Malgré ses réactions, EADS semble toutefois bien décidé à lancer des procédures de délocalisations. Le PDG du groupe européen aux Etats-Unis, Ralph Crosby, a annoncé lundi soir qu'une première décision pourrait être prise avant la fin de l'année sur une délocalisation d'une partie de la production aux Etats-Unis ou dans d'autres centres manufacturiers.

"Si nous voulons sortir du piège de l'euro, il faudra faire plus de choses soit ici, soit sur des sites de production encore à plus bas coûts", a-t-il plaidé, ajoutant que la décision définitive appartenait aux plus hauts dirigeants du groupe.

Déjà, lundi sur Europe 1, Louis Gallois, président exécutif d'EADS, confirmait la nécessité de délocaliser en zone dollar. "Je crois malheureusement qu'il ne faut plus employer le conditionnel: il ne faut pas dire il faudrait, il faut dire il faudra, parce que nous n'avons pas le choix". Le niveau du dollar face à l'euro "est le principal problème pour nous" et "le seul moyen de préparer l'entreprise à un dollar que plus personne ne maîtrise, c'est de s'installer malheureusement en zone dollar".

Le PDG a rappelé que le plan d'économies Power8 d'Airbus, qui prévoit notamment 10.000 suppressions d'emplois (dont 5.000 chez les sous-traitants), a été élaboré sur la base de 1,35 dollar pour 1 euro. Contre plus de 1,45 voire près de 1,50 en ce moment

"D'ici 2010, nous serons amenés à demander des économies supplémentaires, mais ce n'est pas forcément de l'emploi, car nous sommes en période de montée de charge, nous continuons à embaucher pour les emplois directs sur la production (...) dans les usines, les bureaux d'études ", a-t-il souligné à l'heure où l'on parle d'un renforcement du plan Power8.

La hausse de l'euro face au dollar prèse aussi sur la partie du plan qui consiste à céder des sites en France, en Allemagne et en Grande-Bretagne: "la baisse du dollar ne facilite pas les choses, reconnait Louis Gallois. Nous sommes en train de discuter avec les repreneurs possibles".
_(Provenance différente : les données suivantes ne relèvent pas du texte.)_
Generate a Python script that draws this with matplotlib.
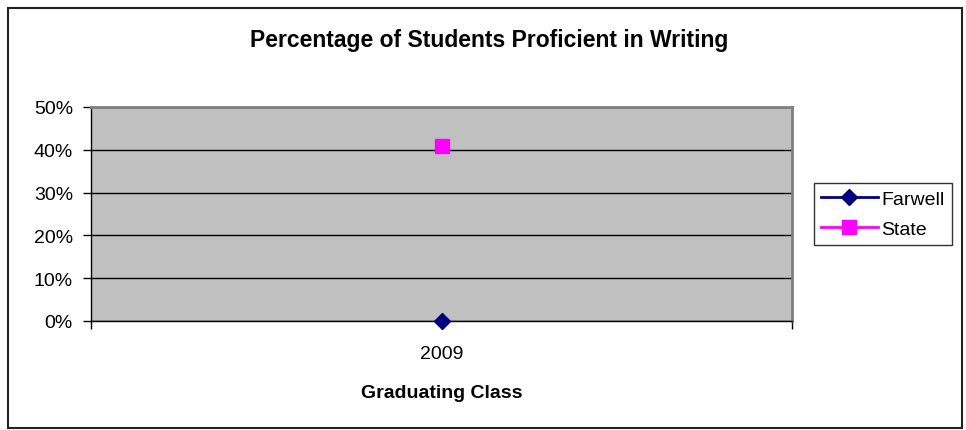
import matplotlib
matplotlib.use("Agg")
import matplotlib.pyplot as plt
from matplotlib.patches import Rectangle
from matplotlib.ticker import FixedLocator, PercentFormatter

# Dados do gráfico
categories = ["2009"]
farwell = [0.0]
state = [41.0]
y_ticks = [0, 10, 20, 30, 40, 50]

plt.rcParams["font.family"] = ["Liberation Sans", "DejaVu Sans"]

fig = plt.figure(figsize=(9.66, 4.31), dpi=100)
ax = fig.add_axes([91 / 966, 1 - 322 / 431, (792 - 91) / 966, (322 - 108) / 431])

# Borda externa do gráfico
fig.patches.append(Rectangle((8 / 966, 1 - 429 / 431), (962 - 8) / 966, (429 - 9) / 431,
                             transform=fig.transFigure, fill=False,
                             edgecolor="#222222", linewidth=1.5))

ax.set_facecolor("#C0C0C0")
x = [i + 0.5 for i in range(len(categories))]

ax.plot(x, farwell, color="#000080", marker="D", markersize=8.5, linewidth=2,
        label="Farwell", clip_on=False, zorder=5)
ax.plot(x, state, color="#FF00FF", marker="s", markersize=9.5, linewidth=2,
        label="State", clip_on=False, zorder=5)

ax.set_xlim(0, len(categories))
ax.set_ylim(0, 50)

ax.set_yticks(y_ticks)
ax.yaxis.set_major_formatter(PercentFormatter(decimals=0))
ax.grid(axis="y", color="black", linewidth=1)
ax.set_axisbelow(True)

ax.set_xticks(x)
ax.set_xticklabels(categories)
ax.xaxis.set_minor_locator(FixedLocator(range(len(categories) + 1)))
ax.tick_params(axis="x", which="major", length=0, pad=17, labelsize=14)
ax.tick_params(axis="x", which="minor", length=6, width=1, direction="out")
ax.tick_params(axis="y", length=6, width=1, direction="out", labelsize=14, pad=7)

for side in ("top", "right"):
    ax.spines[side].set_color("#808080")
    ax.spines[side].set_linewidth(2)
for side in ("left", "bottom"):
    ax.spines[side].set_color("black")
    ax.spines[side].set_linewidth(1)

ax.set_xlabel("Graduating Class", fontsize=14, fontweight="bold", labelpad=16)
fig.text(489 / 966, 1 - 40 / 431, "Percentage of Students Proficient in Writing",
         ha="center", va="center", fontsize=16.5, fontweight="bold")

leg = ax.legend(loc="center left", bbox_to_anchor=(814 / 966, 1 - 215 / 431),
                bbox_transform=fig.transFigure, fontsize=14, frameon=True,
                fancybox=False, handlelength=2.9, borderpad=0.37, labelspacing=0.65,
                handletextpad=0.2, borderaxespad=0)
leg.get_frame().set_edgecolor("black")
leg.get_frame().set_linewidth(1)

fig.savefig("out.png", dpi=100)
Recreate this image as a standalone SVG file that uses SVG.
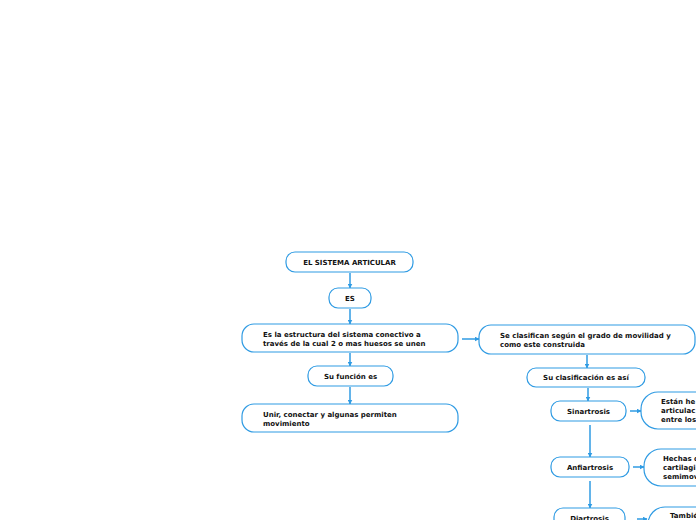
<svg xmlns="http://www.w3.org/2000/svg" width="696" height="520" viewBox="0 0 696 520">
<defs>
<style>
.n{fill:#fff;stroke:#2f9be3;stroke-width:1.2}
.t{font-family:"DejaVu Sans",Verdana,sans-serif;font-weight:bold;font-size:7px;fill:#111}
.c{stroke:#2f9be3;stroke-width:1.5;fill:none;marker-end:url(#a)}
</style>
<marker id="a" viewBox="0 0 10 10" refX="9" refY="5" markerWidth="5" markerHeight="5" orient="auto" markerUnits="userSpaceOnUse">
<path d="M0,0 L10,5 L0,10 z" fill="#2f9be3"/>
</marker>
</defs>
<rect width="696" height="520" fill="#fff"/>
<g id="connectors">
<line class="c" x1="350" y1="273" x2="350" y2="288"/>
<line class="c" x1="350" y1="309" x2="350" y2="324"/>
<line class="c" x1="350" y1="353" x2="350" y2="366"/>
<line class="c" x1="350" y1="387" x2="350" y2="404"/>
<line class="c" x1="462" y1="339" x2="479" y2="339"/>
<line class="c" x1="587" y1="355" x2="587" y2="368"/>
<line class="c" x1="588" y1="388" x2="588" y2="401"/>
<line class="c" x1="630" y1="411" x2="641" y2="411"/>
<line class="c" x1="590" y1="425" x2="590" y2="457"/>
<line class="c" x1="633" y1="467" x2="644" y2="467"/>
<line class="c" x1="590" y1="481" x2="590" y2="508"/>
<line class="c" x1="637" y1="519" x2="647" y2="519"/>
</g>
<g id="n1"><rect class="n" x="286" y="252" width="127" height="20" rx="9"/><text class="t" x="349.5" y="264.5" text-anchor="middle">EL SISTEMA ARTICULAR</text></g>
<g id="n2"><rect class="n" x="329" y="288" width="42" height="20" rx="9"/><text class="t" x="350" y="300.5" text-anchor="middle">ES</text></g>
<g id="n3"><rect class="n" x="242" y="324" width="216" height="28" rx="12"/><text class="t" x="263" y="336.5">Es la estructura del sistema conectivo a</text><text class="t" x="263" y="345.5">través de la cual 2 o mas huesos se unen</text></g>
<g id="n4"><rect class="n" x="308" y="366" width="85" height="20" rx="9"/><text class="t" x="350.5" y="378.5" text-anchor="middle">Su función es</text></g>
<g id="n5"><rect class="n" x="242" y="404" width="216" height="28" rx="12"/><text class="t" x="263" y="416.5">Unir, conectar y algunas permiten</text><text class="t" x="263" y="425.5">movimiento</text></g>
<g id="n6"><rect class="n" x="479" y="325" width="216" height="29" rx="12"/><text class="t" x="500" y="337.5">Se clasifican según el grado de movilidad y</text><text class="t" x="500" y="346.5">como este construida</text></g>
<g id="n7"><rect class="n" x="527" y="368" width="118" height="19" rx="9"/><text class="t" x="586" y="380" text-anchor="middle">Su clasificación es así</text></g>
<g id="n8"><rect class="n" x="551" y="401" width="75" height="20" rx="9"/><text class="t" x="588.5" y="413.5" text-anchor="middle">Sinartrosis</text></g>
<g id="n9"><rect class="n" x="641" y="392" width="80" height="37" rx="17"/><text class="t" x="661" y="404">Están he</text><text class="t" x="661" y="413">articulac</text><text class="t" x="661" y="422">entre los</text></g>
<g id="n10"><rect class="n" x="551" y="457" width="78" height="20" rx="9"/><text class="t" x="590" y="469.5" text-anchor="middle">Anfiartrosis</text></g>
<g id="n11"><rect class="n" x="644" y="449" width="80" height="37" rx="17"/><text class="t" x="663" y="461">Hechas d</text><text class="t" x="663" y="470">cartilagi</text><text class="t" x="663" y="479">semimov</text></g>
<g id="n12"><rect class="n" x="554" y="508" width="71" height="22" rx="9"/><text class="t" x="589.5" y="520.5" text-anchor="middle">Diartrosis</text></g>
<g id="n13"><rect class="n" x="648" y="507" width="80" height="37" rx="17"/><text class="t" x="670" y="518">Tambié</text></g>
</svg>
Certes, la délocalisation ne concerne pas toute la production des avions mais plutôt des pièces comme "des portes, des éléments de fuselage, des éléments d'aile" qui peuvent être réalisées "à l'extérieur de l'Europe", comme l'a souligné le président d'EADS. Il indique également que ce phénomène va concerner surtout les sous-traitants et fournisseurs "puisque dans les coûts directs d'un avion, Airbus fait directement 16% et les fournisseurs nous apportent 84%".

Airbus vient de signer des accords pour installer une future chaîne de production d'A320 en Chine et pour y faire produire 5% de son nouveau programme d'avion long courrier moyen porteur l'A350 XWB (extra wide body, fuselage très large) qui doit concurrencer le nouveau Boeing 787. La Chine est une des réponses à ce problème monétaire car la devise chinoise est en partie arrimée au dollar et donc très faible face à l'euro malgré la forte croissance du pays.

Ce week-end, dans Le Monde, le président de Dassault Aviation, Charles Edelstenne, également président du groupement des industries françaises aéronautiques et spatiales (GIFAS), a annoncé son intention de délocaliser une partie de sa production "dans des zones dollar ou à bas prix". Sachant que Dassault fait déjà produire outre-Atlantique une partie de ses Falcon dans sa vaste usine de Little Rock en Arkansas (terre de l'ex président Bill Clinton).